## BEGIN DATA ROWS

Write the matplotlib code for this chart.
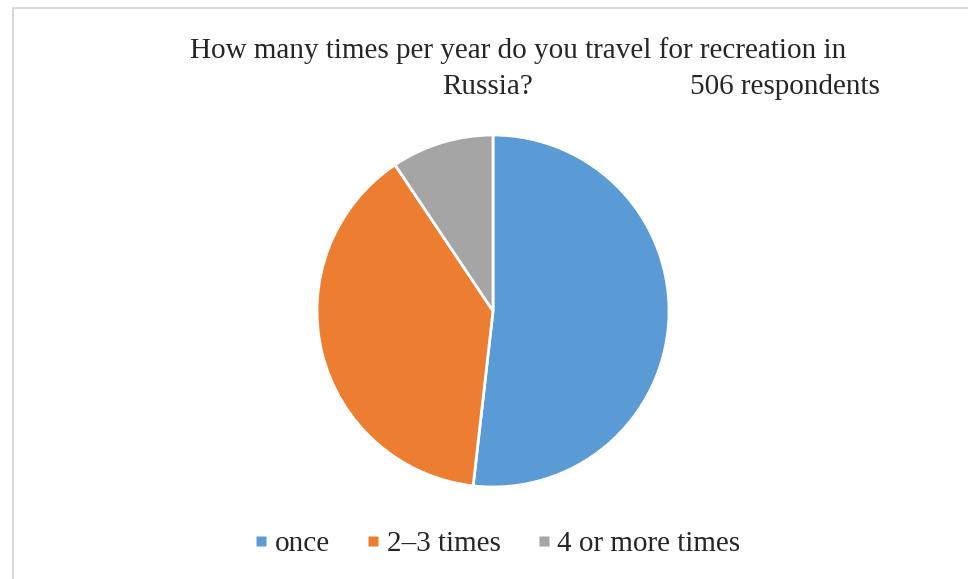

## END DATA ROWS
## BEGIN DATA ROWS

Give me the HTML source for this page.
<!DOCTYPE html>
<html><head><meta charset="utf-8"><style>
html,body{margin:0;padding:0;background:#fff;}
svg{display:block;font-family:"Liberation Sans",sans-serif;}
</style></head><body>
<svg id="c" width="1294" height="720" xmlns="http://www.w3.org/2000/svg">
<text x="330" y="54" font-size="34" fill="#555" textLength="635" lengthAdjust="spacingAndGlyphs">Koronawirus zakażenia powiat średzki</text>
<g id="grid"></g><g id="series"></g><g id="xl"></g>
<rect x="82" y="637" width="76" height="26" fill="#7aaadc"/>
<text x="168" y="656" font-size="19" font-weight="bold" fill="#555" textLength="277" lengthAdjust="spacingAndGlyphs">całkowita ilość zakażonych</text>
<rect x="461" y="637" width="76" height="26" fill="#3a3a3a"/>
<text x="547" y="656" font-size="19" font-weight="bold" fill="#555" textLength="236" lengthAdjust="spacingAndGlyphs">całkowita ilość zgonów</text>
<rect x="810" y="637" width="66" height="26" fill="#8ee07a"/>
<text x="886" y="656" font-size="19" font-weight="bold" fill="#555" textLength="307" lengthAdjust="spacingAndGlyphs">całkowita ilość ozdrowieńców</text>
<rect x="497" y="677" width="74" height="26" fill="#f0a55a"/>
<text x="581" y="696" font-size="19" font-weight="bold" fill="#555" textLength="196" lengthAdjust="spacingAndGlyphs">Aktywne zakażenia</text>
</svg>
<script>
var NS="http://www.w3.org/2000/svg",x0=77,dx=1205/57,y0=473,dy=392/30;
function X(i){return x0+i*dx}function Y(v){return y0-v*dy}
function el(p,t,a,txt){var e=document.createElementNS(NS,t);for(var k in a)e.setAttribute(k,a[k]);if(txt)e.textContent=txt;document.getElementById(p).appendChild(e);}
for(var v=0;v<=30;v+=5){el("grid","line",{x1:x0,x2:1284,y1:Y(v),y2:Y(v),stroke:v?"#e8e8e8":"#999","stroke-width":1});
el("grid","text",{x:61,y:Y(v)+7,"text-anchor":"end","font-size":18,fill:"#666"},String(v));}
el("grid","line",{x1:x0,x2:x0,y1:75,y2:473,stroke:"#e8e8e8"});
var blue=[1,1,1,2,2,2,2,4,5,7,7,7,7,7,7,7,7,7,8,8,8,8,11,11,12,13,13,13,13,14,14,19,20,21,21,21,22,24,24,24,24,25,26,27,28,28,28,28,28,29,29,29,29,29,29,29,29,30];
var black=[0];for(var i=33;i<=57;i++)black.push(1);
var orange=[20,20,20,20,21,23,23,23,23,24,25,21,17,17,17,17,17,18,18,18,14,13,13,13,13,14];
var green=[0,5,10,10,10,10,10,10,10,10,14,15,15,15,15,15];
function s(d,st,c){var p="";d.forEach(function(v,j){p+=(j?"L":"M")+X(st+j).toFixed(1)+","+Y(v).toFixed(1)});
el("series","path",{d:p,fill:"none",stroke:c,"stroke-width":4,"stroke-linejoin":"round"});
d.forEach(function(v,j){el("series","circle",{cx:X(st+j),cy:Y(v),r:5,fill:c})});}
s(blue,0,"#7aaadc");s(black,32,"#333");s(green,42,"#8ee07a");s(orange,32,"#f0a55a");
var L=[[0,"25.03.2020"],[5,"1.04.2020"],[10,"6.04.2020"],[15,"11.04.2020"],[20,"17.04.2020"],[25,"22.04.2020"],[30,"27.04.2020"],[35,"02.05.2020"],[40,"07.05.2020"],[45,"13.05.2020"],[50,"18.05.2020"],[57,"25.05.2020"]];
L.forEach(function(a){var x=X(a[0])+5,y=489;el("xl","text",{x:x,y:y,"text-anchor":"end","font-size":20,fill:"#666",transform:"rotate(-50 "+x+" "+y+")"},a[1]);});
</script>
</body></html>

## END DATA ROWS

WHAT NEEDS TO BE DONE
Say how many lines in the records hold "this", with the number as the whole reply.

OUTPUT BELOW
2